Energy harvesting is not new. Historians would date the concept back thousands of years to the first windmills and waterwheels of ancient Middle Eastern civilizations. Renewable energy was born from the energy harvesting concept and while giant solar farms may depart from the “local” element of the definition, distributed or rooftop solar realign renewables with energy harvesting somewhat. Today, however, energy harvesting is more often used to describe micro-scale power generation for low-power devices, such as those that make up the IoT.

Ironically, today’s modern windmills, the power generating wind turbine, are pushing the boundaries of micro-scale energy harvesting for the variety of sensors that optimize their operation. Offshore windfarms, for example, suffer from “scour” - the erosion of the seabed around their base - and battery-powered sensors are used to monitor that process to alert underwater maintenance operators when action is required.
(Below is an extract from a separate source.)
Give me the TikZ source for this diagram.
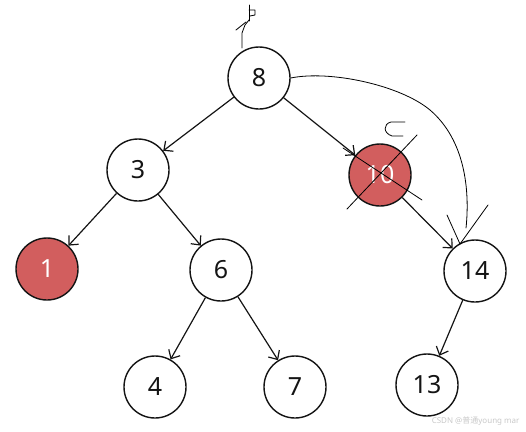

Those batteries need changing, however, and their location makes that an expensive and dangerous activity.

“Left untreated, scour problems can lead to serious damage and even collapse,” says Jerry Luo of Cranfield University in the UK who is part of a team developing a system to harvest piezoelectric energy from the almost constant vibrations of the turbine’s structure as it is lashed by wind and waves.

This renewable source of power could reduce the need for battery maintenance/change in such challenging environments. “By using energy harvesting, the structural health monitoring system we envisage is economical, self-sustainable and requires minimal intervention,” he told FT.

Another fascinating example of energy harvesting for IoT devices is stealing energy from human movement to power wearable technology. A group of researchers has developed an energy harvester that is attached to the wearer's knee and can generate 1.6 microwatts of power while the person walks without any additional effort. 1.6 microwatts is enough to power small electronics like health monitoring equipment or GPS devices.

“Self-powered equipment can enable users to get rid of the inconvenient daily charge. This energy harvester would promote the development of self-powered wearable devices,” said Wei-Hsin Liao, professor in the department of mechanical and automation engineering and author of a research paper. This and similar technology could give a significant boost for wearables, embedded technology, health monitoring, security and occupant tracking, among other IoT and smart building applications.

Energy harvesting is like distributed renewable energy generation but on a micro-scale for IoT and other low-power devices. Like the decentralization and environmental trends impacting the grid-scale energy system, energy harvesting gathers renewable energy from its environment to rid us of old fashioned technology and provide a range of benefits. In the future, this scalable renewable energy generation may be found in our remote facilities, our sensor-rich smart buildings, and even on or in our bodies.